Dickens wrote a series of Christmas stories. We know A Christmas Carol best, but in his lifetime A Cricket on the Hearth was mot popular. Almost unknown is The Haunted Man and the story is weaker, but even sub-par Dickens still has something to say.
The story is last, I think, because it contains a lesson Dickens would not learn: our pain, the bad breaks in life, should not be forgotten. We must do right, do our duty, and show mercy to those around us. In Part I, I suggested that Christmas was abandoned, because Dickens wished to be inimitable and Christmas, the story of the Christ, defied even his great skill. It would not submit to him. Eventually his wife, children, and many friends would suffer for the great author’s presumption.
The last Christmas story contained the remedy and one hopes Dickens remembered the tale. Haunted Man is, after all, a story of memory and the ability of even error to redeem.
The Haunted Man (Few Spoilers)
Everybody said he looked like a haunted man. The extent of my present claim for everybody is, that they , were so far right. He did.
This haunted Mr Redlaw is a professor and scientist: a hermit dedicated to chemistry.
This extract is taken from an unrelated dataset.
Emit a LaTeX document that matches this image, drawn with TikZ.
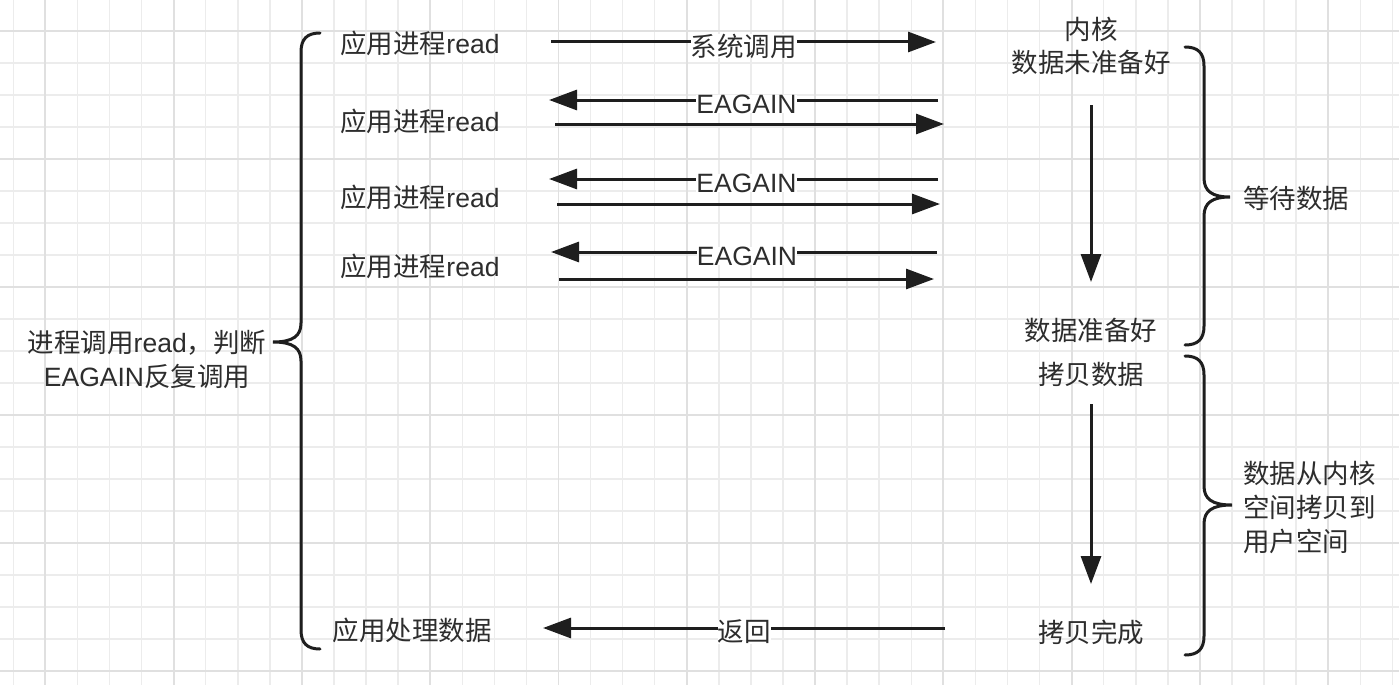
\documentclass[tikz,border=0pt]{standalone}
\usepackage{fontspec}
\setmainfont{Liberation Sans}
\newfontfamily\cjk{Noto Sans CJK SC}
\usetikzlibrary{arrows.meta}
\definecolor{txt}{RGB}{45,45,45}
\definecolor{gridminor}{RGB}{236,236,236}
\definecolor{gridmajor}{RGB}{224,224,224}
\definecolor{ink}{RGB}{30,30,30}
\begin{document}
\begin{tikzpicture}[x=1pt,y=-1pt,
  lbl/.style={text=txt,font=\fontsize{26.5}{34}\selectfont,inner sep=0pt,align=center},
  cjklbl/.style={text=txt,font={\cjk\fontsize{26.5}{34}\selectfont},inner sep=0pt,align=center},
  onarrow/.style={fill=white,inner xsep=6pt,inner ysep=4pt,yshift=-4pt},
  arr/.style={draw=ink,line width=3pt,-{Triangle[length=28pt,width=20pt]}},
  brace/.style={draw=ink,line width=3pt,line cap=round}]
\useasboundingbox (0,0) rectangle (1399,693);
\fill[white] (0,0) rectangle (1399,693);
% grid
\begin{scope}
\clip (0,0) rectangle (1399,685);
\foreach \i in {0,...,43} {\draw[gridminor,line width=1.5pt] ({13.3+32.07*\i},0) -- ({13.3+32.07*\i},685);}
\foreach \j in {0,...,21} {\draw[gridminor,line width=1.5pt] (0,{-1+32*\j}) -- (1399,{-1+32*\j});}
\foreach \i in {1,5,...,41} {\draw[gridmajor,line width=1.8pt] ({13.3+32.07*\i},0) -- ({13.3+32.07*\i},685);}
\foreach \j in {1,5,...,21} {\draw[gridmajor,line width=1.8pt] (0,{-1+32*\j}) -- (1399,{-1+32*\j});}
\end{scope}

% left labels
\node[lbl] (left) at (147,359) {{\cjk 进程调用}read{\cjk ，判断}\\EAGAIN{\cjk 反复调用}};
\node[lbl] (p1) at (420,43) {{\cjk 应用进程}read};
\node[lbl] (p2) at (420,121) {{\cjk 应用进程}read};
\node[lbl] (p3) at (420,197) {{\cjk 应用进程}read};
\node[lbl] (p4) at (420,266) {{\cjk 应用进程}read};
\node[cjklbl] (p5) at (412,630) {应用处理数据};

% kernel side
\node[cjklbl,font={\cjk\fontsize{26.5}{33}\selectfont}] (k0) at (1091,46) {内核\\数据未准备好};
\node[cjklbl] (k1) at (1091,330) {数据准备好};
\node[cjklbl] (k2) at (1091,374) {拷贝数据};
\node[cjklbl] (k3) at (1091,632) {拷贝完成};
\node[cjklbl,anchor=west] (w1) at (1243,198) {等待数据};
\node[cjklbl,anchor=west,align=left] (w2) at (1243,507) {数据从内核\\空间拷贝到\\用户空间};

% horizontal arrows
\coordinate (a1s) at (551,42);  \coordinate (a1e) at (936,42);
\coordinate (a2s) at (938,100); \coordinate (a2e) at (549,100);
\coordinate (a3s) at (555,124); \coordinate (a3e) at (944,124);
\coordinate (a4s) at (938,179); \coordinate (a4e) at (549,179);
\coordinate (a5s) at (557,204); \coordinate (a5e) at (940,204);
\coordinate (a6s) at (937,252); \coordinate (a6e) at (551,252);
\coordinate (a7s) at (559,279); \coordinate (a7e) at (934,279);
\coordinate (a8s) at (945,628); \coordinate (a8e) at (543,628);
\draw[arr] (a1s) -- node[onarrow,cjklbl] (l1) {系统调用} (a1e);
\draw[arr] (a2s) -- node[onarrow,lbl,xshift=3pt] (l2) {EAGAIN} (a2e);
\draw[arr] (a3s) -- (a3e);
\draw[arr] (a4s) -- node[onarrow,lbl,xshift=3pt] (l4) {EAGAIN} (a4e);
\draw[arr] (a5s) -- (a5e);
\draw[arr] (a6s) -- node[onarrow,lbl,xshift=3pt] (l6) {EAGAIN} (a6e);
\draw[arr] (a7s) -- (a7e);
\draw[arr] (a8s) -- node[onarrow,cjklbl] (l8) {返回} (a8e);

% vertical arrows
\coordinate (d1s) at (1091,105); \coordinate (d1e) at (1091,282);
\coordinate (d2s) at (1091,404); \coordinate (d2e) at (1091,584);
\draw[arr] (d1s) -- (d1e);
\draw[arr] (d2s) -- (d2e);

% braces
\draw[brace] (320,33) .. controls (307,33) and (301,39) .. (301,52) -- (301,323)
  .. controls (301,336) and (293,342) .. (273,342)
  .. controls (293,342) and (301,348) .. (301,361) -- (301,630)
  .. controls (301,643) and (307,649) .. (320,649);
\draw[brace] (1185,47) .. controls (1198,47) and (1204,53) .. (1204,66) -- (1204,178)
  .. controls (1204,191) and (1212,197) .. (1230,197)
  .. controls (1212,197) and (1204,203) .. (1204,216) -- (1204,326)
  .. controls (1204,339) and (1198,345) .. (1185,345);
\draw[brace] (1185,356) .. controls (1198,356) and (1204,362) .. (1204,375) -- (1204,486)
  .. controls (1204,499) and (1212,505) .. (1232,505)
  .. controls (1212,505) and (1204,511) .. (1204,524) -- (1204,636)
  .. controls (1204,649) and (1198,655) .. (1185,655);
\end{tikzpicture}
\end{document}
He is a decent man, but one who thinks he understands the course of his life and that it is bad. He is oppressed by his memories of wrongs done to him and sorrows. Redlaw presumes to know what would have been better and is eaten up coveting what was not and now cannot be. He cannot forgive wrongs done to him, he dwells on them, but he would forget:
“If I could forget my sorrow and wrong, I would,” the Ghost repeated. “If I could forget my sorrow and my wrong, I would!”
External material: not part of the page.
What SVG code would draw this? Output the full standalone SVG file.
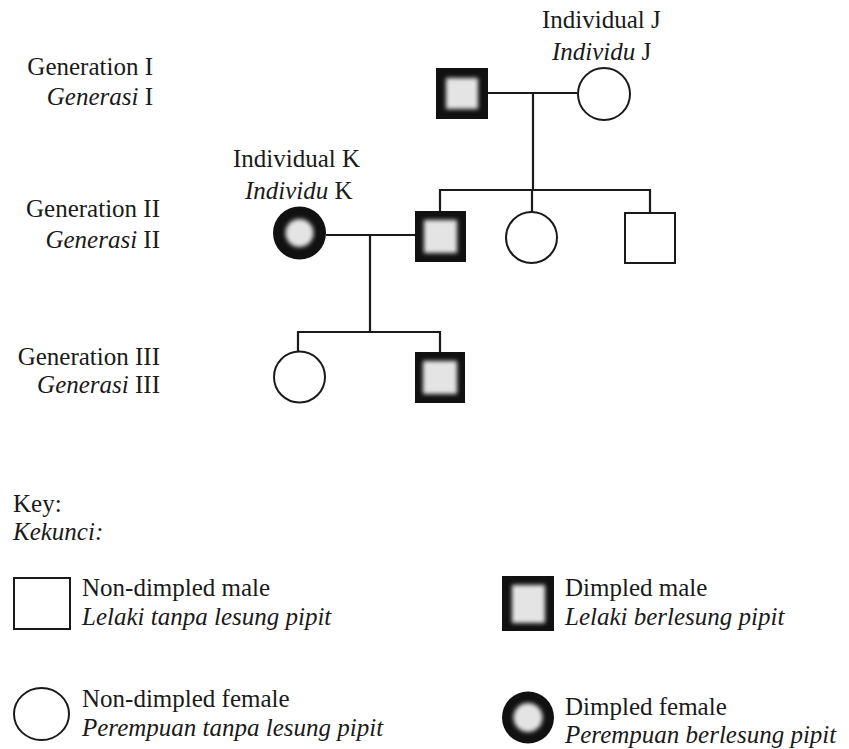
<svg xmlns="http://www.w3.org/2000/svg" width="849" height="749" viewBox="0 0 849 749" font-family="'Liberation Serif', 'DejaVu Serif', serif">
<defs>
<filter id="soft" x="-30%" y="-30%" width="160%" height="160%"><feGaussianBlur stdDeviation="2"/></filter>
<style>
text{font-family:'Liberation Serif','DejaVu Serif',serif;font-size:25px;fill:#1a1a1a}
.it{font-style:italic}
.open{fill:#fff;stroke:#1a1a1a;stroke-width:2}
.dark{fill:#111}
.inner{fill:#e4e4e4;filter:url(#soft)}
.conn line{stroke:#1a1a1a;stroke-width:2.2;fill:none}
</style>
</defs>
<rect width="849" height="749" fill="#fff"/>

<g id="labels">
<text x="153" y="75" text-anchor="end">Generation I</text>
<text x="153" y="105" text-anchor="end"><tspan class="it">Generasi</tspan> I</text>
<text x="160" y="217" text-anchor="end">Generation II</text>
<text x="160" y="248" text-anchor="end"><tspan class="it">Generasi</tspan> II</text>
<text x="160" y="365" text-anchor="end">Generation III</text>
<text x="160" y="393" text-anchor="end"><tspan class="it">Generasi</tspan> III</text>
<text x="542" y="28">Individual J</text>
<text x="552" y="60"><tspan class="it">Individu</tspan> J</text>
<text x="233" y="167">Individual K</text>
<text x="245" y="199"><tspan class="it">Individu</tspan> K</text>
</g>

<g class="conn" id="connectors">
<line x1="488" y1="93" x2="577" y2="93"/>
<line x1="533" y1="93" x2="533" y2="190"/>
<line x1="439" y1="190" x2="650" y2="190"/>
<line x1="440" y1="189" x2="440" y2="211"/>
<line x1="532" y1="190" x2="532" y2="212"/>
<line x1="650" y1="189" x2="650" y2="213"/>
<line x1="326" y1="235" x2="415" y2="235"/>
<line x1="370" y1="235" x2="370" y2="332"/>
<line x1="297" y1="332" x2="441" y2="332"/>
<line x1="298" y1="331" x2="298" y2="352"/>
<line x1="440" y1="331" x2="440" y2="352"/>
</g>

<g id="gen1-male">
<rect class="dark" x="436" y="68" width="52" height="51"/>
<rect class="inner" x="446" y="78" width="32" height="31"/>
</g>
<g id="gen1-female-J">
<circle class="open" cx="604" cy="94" r="26"/>
</g>
<g id="gen2-female-K">
<circle class="dark" cx="299.5" cy="233" r="26.5"/>
<circle class="inner" cx="299.5" cy="233" r="14"/>
</g>
<g id="gen2-male-dimpled">
<rect class="dark" x="415" y="211" width="51" height="51"/>
<rect class="inner" x="424" y="220" width="33" height="33"/>
</g>
<g id="gen2-female">
<circle class="open" cx="531.5" cy="237.5" r="25.5"/>
</g>
<g id="gen2-male">
<rect class="open" x="625" y="213" width="50" height="50"/>
</g>
<g id="gen3-female">
<circle class="open" cx="299.5" cy="377" r="25.5"/>
</g>
<g id="gen3-male">
<rect class="dark" x="415" y="352" width="50" height="51"/>
<rect class="inner" x="423" y="361" width="34" height="33"/>
</g>

<g id="key">
<text x="13" y="512">Key:</text>
<text x="13" y="540" class="it">Kekunci:</text>
</g>
<g id="key-nondimpled-male">
<rect class="open" x="14" y="578" width="56" height="51"/>
<text x="82" y="596">Non-dimpled male</text>
<text x="82" y="625" class="it">Lelaki tanpa lesung pipit</text>
</g>
<g id="key-nondimpled-female">
<ellipse class="open" cx="41.5" cy="714" rx="27.5" ry="26"/>
<text x="82" y="707">Non-dimpled female</text>
<text x="82" y="736" class="it">Perempuan tanpa lesung pipit</text>
</g>
<g id="key-dimpled-male">
<rect class="dark" x="502" y="576" width="52" height="55"/>
<rect class="inner" x="512" y="585" width="33" height="38"/>
<text x="565" y="596">Dimpled male</text>
<text x="565" y="625" class="it">Lelaki berlesung pipit</text>
</g>
<g id="key-dimpled-female">
<circle class="dark" cx="528" cy="717.5" r="26"/>
<circle class="inner" cx="528" cy="717.5" r="14.5"/>
<text x="565" y="715">Dimpled female</text>
<text x="565" y="743" class="it">Perempuan berlesung pipit</text>
</g>
</svg>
He is given the gift of forgetting “sorrow, wrong, and trouble” with results that are not unexpected to any Christian. Our sins are ever before us, but these humble us, make us tender, and teach us to forgive the faults of others.
Or so it should be.
The day will come when we can forget, when troubles are no more, but that day is not yet. This side of death our sorrows, wrongs, and troubles are necessary. They can teach us or so Dickens suggests. He is not suggesting pain is good, but that in God’s good healing of our bad choices, good may come. As the mother, the Mary figure in the story, puts it:
“I have been thinking, Mr. Edmund, that you have been often thinking of late, when I have been sitting by, how true the saying is, that adversity is a good teacher. Health will be more precious to you, after this illness, than it has ever been. And years hence, when this time of year comes round, and you remember the days when you lay here sick, alone, that the knowledge of your illness might not afflict those who are dearest to you, your home will be doubly dear and doubly blest. Now, isn’t that a good, true thing?”
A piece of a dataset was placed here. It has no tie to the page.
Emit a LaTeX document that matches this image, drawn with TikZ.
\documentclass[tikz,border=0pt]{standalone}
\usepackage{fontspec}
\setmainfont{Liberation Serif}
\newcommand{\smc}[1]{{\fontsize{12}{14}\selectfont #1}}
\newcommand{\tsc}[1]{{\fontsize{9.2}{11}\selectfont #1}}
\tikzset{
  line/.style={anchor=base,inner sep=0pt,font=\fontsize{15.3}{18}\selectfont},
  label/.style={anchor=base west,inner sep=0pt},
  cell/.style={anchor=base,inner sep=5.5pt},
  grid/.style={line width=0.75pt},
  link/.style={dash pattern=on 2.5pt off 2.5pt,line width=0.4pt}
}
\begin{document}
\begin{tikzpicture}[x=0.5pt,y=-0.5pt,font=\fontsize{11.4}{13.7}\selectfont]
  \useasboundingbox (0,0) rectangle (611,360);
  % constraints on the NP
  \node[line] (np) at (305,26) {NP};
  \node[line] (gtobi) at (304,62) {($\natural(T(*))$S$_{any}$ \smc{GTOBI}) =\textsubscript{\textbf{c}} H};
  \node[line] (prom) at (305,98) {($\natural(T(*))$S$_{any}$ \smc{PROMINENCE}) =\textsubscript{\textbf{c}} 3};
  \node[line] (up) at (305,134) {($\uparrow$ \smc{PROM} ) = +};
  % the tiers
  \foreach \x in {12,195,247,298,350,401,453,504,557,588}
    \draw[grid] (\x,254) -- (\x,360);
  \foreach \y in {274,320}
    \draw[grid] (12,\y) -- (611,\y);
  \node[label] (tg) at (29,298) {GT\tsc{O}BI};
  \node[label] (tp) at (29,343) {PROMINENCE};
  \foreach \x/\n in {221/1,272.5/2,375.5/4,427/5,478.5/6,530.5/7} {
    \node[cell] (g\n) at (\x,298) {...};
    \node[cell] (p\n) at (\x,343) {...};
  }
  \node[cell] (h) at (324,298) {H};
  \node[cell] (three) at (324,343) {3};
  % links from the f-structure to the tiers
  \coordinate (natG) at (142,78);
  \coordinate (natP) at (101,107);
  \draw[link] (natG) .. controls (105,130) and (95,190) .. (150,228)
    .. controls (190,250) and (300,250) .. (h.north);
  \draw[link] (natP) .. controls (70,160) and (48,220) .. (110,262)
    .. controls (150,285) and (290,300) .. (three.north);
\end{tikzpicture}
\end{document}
The illness is not good, health is good. Illness can be a blessing if, as Dickens has his heroine suggest, it makes the good things in life “doubly dear and doubly blest.” Most dear of all is forgiveness. God help us how we long, all of us, for forgiveness. We are recall, we feel, and we are sorry. Our sorrow brings an earnest desire to forgive others.
Forgiveness is the mighty force born on Christmas Day that does not forget troubles, but makes something better of them. Against sorrow and mercy Dickens places indifference and presumption. The indifferent grow so callous to the world, the flesh, and the devil they cannot care. The presumptions, the men of science, think they know what is best and withhold mercy in the cold, accurate accounting of what should have been compared to what is. Dickens makes this explicit and he compares one who cannot feel to one who would not feel sorrow:
He is the growth of man’s indifference; you are the growth of man’s presumption. The beneficent design of Heaven is, in each case, overthrown, and from the two poles of the immaterial world you come together.
Dickens finds hope in Christmas and the severe mercy of Christ. The Haunted Man is a story of forgiveness and the power of the Cross. We cannot be indifferent to suffering or forgetful of the sacrifice of the Incarnation:
“O Thou, he said, “who through the teaching of pure love, hast graciously restored me to the memory which was the memory of Christ upon the Cross, and of all the good who perished in His cause, receive my thanks, and bless her!”
Mayhap Mr Dickens should have recalled that not just the chemists forget God in pride and presumption. Sometimes the literary men, gifted with words, presume and forget that there is one inimitable Word. We can pray that Dickens recollected his better self at the end and so made a good crossing of the river Lethe.
Lord keep our memory green until we can come to redemption of all history at Christ’s great feast.
Lord Jesus Christ, son of God, have mercy on me a sinner.